Read through the entries below and return each line with the word "this".
•••
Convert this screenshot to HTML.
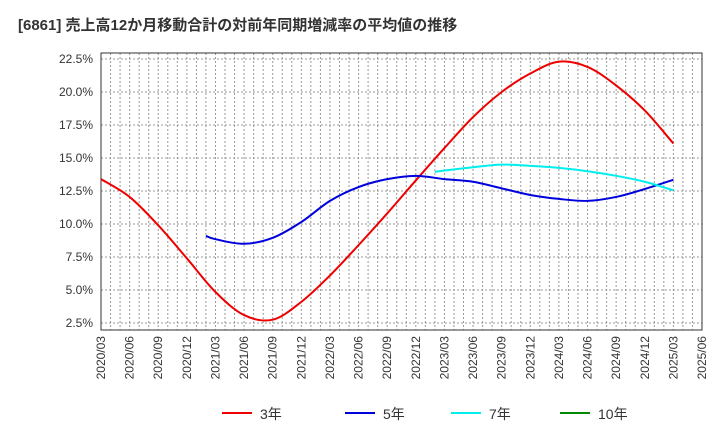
<!DOCTYPE html>
<html><head><meta charset="utf-8"><style>
body{margin:0;background:#fff;font-family:"Liberation Sans","Noto Sans CJK JP",sans-serif}
</style></head><body>
<svg id="c" width="720" height="440" xmlns="http://www.w3.org/2000/svg" font-family="Liberation Sans, Noto Sans CJK JP, sans-serif"></svg>
<script>
const xLabels=["2020/03","2020/06","2020/09","2020/12","2021/03","2021/06","2021/09","2021/12","2022/03","2022/06","2022/09","2022/12","2023/03","2023/06","2023/09","2023/12","2024/03","2024/06","2024/09","2024/12","2025/03","2025/06"];
const yTicks=[2.5,5,7.5,10,12.5,15,17.5,20,22.5];
// [monthIndex from 2020/03, value]
const s3m=[0,3,6,9,12,15,18,21,24,27,30,33,36,39,42,45,48,51,54,57,60];
const s3v=[13.4,12.05,9.9,7.4,4.85,3.1,2.75,4.1,6.1,8.4,10.8,13.3,15.75,18.1,20.0,21.4,22.3,21.9,20.5,18.6,16.1];
const s5m=[11,12,15,18,21,24,27,30,33,36,39,42,45,48,51,54,57,60];
const s5v=[9.1,8.85,8.5,8.95,10.15,11.75,12.8,13.4,13.65,13.4,13.2,12.7,12.2,11.9,11.75,12.05,12.65,13.35];
const s7m=[35,36,39,42,45,48,51,54,57,60];
const s7v=[13.95,14.05,14.3,14.5,14.4,14.25,14.0,13.65,13.2,12.55];
const L=101,R=702,T=53,B=330;
const X=m=>L+m*(R-L)/63;
const Y=v=>59+(22.5-v)/2.5*33;
const svg=document.getElementById('c');
const NS="http://www.w3.org/2000/svg";
function el(t,a,p){const e=document.createElementNS(NS,t);for(const k in a)e.setAttribute(k,a[k]);(p||svg).appendChild(e);return e;}
const title=el('text',{x:18,y:30,'font-size':15,'font-weight':'bold',fill:'#333'});


title.textContent="[6861]  売上高12か月移動合計の対前年同期増減率の平均値の推移";
const grid=el('g',{stroke:'#999','stroke-width':1,'stroke-dasharray':'2,2'});


for(let m=1;m<63;m++)el('line',{x1:X(m),x2:X(m),y1:T,y2:B},grid);
yTicks.forEach(v=>{el('line',{x1:L,x2:R,y1:Y(v),y2:Y(v)},grid);
 const t=el('text',{x:93,y:Y(v)+4,'text-anchor':'end','font-size':12,fill:'#333'});
 
 
 t.textContent=v.toFixed(1)+'%';});
xLabels.forEach((s,i)=>{const x=X(i*3);
 const t=el('text',{transform:`translate(${x+4},${B+6}) rotate(-90)`,'text-anchor':'end','font-size':12,fill:'#333'});
 
 
 t.textContent=s;});
const frame=el('rect',{x:L,y:T,width:R-L,height:B-T,fill:'none',stroke:'#333','stroke-width':1});


function path(ms,vs){const p=ms.map((m,i)=>[X(m),Y(vs[i])]);let d=`M${p[0][0]},${p[0][1]}`;
 for(let i=0;i<p.length-1;i++){const p0=p[i-1]||p[i],p1=p[i],p2=p[i+1],p3=p[i+2]||p2;
  d+=`C${p1[0]+(p2[0]-p0[0])/6},${p1[1]+(p2[1]-p0[1])/6} ${p2[0]-(p3[0]-p1[0])/6},${p2[1]-(p3[1]-p1[1])/6} ${p2[0]},${p2[1]}`;}
 return d;}
[[s3m,s3v,'#e00','series-3y'],[s5m,s5v,'#00d','series-5y'],[s7m,s7v,'#0ee','series-7y']].forEach(s=>{
 const e=el('path',{d:path(s[0],s[1]),fill:'none',stroke:s[2],'stroke-width':2});
 
 });
const leg=[['3年','#e00',222],['5年','#00d',345],['7年','#0ee',451],['10年','#080',560]];
leg.forEach(l=>{const g=el('g',{});
 
 
 el('line',{x1:l[2],x2:l[2]+30,y1:413,y2:413,stroke:l[1],'stroke-width':2},g);
 const t=el('text',{x:l[2]+38,y:419,'font-size':14,fill:'#333'},g);t.textContent=l[0];});
</script>
</body></html>
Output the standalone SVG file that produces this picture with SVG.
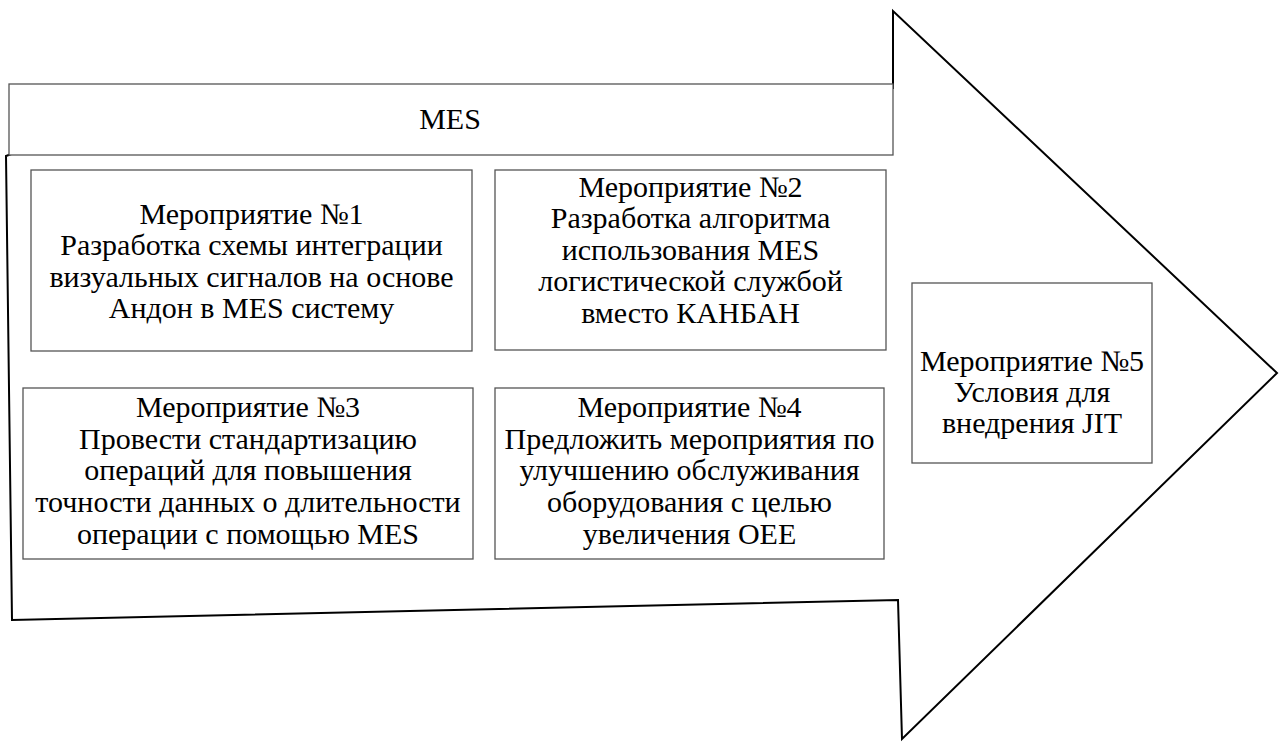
•••
*The reply*:
Convert this screenshot to HTML.
Output the standalone SVG file that produces this picture with SVG.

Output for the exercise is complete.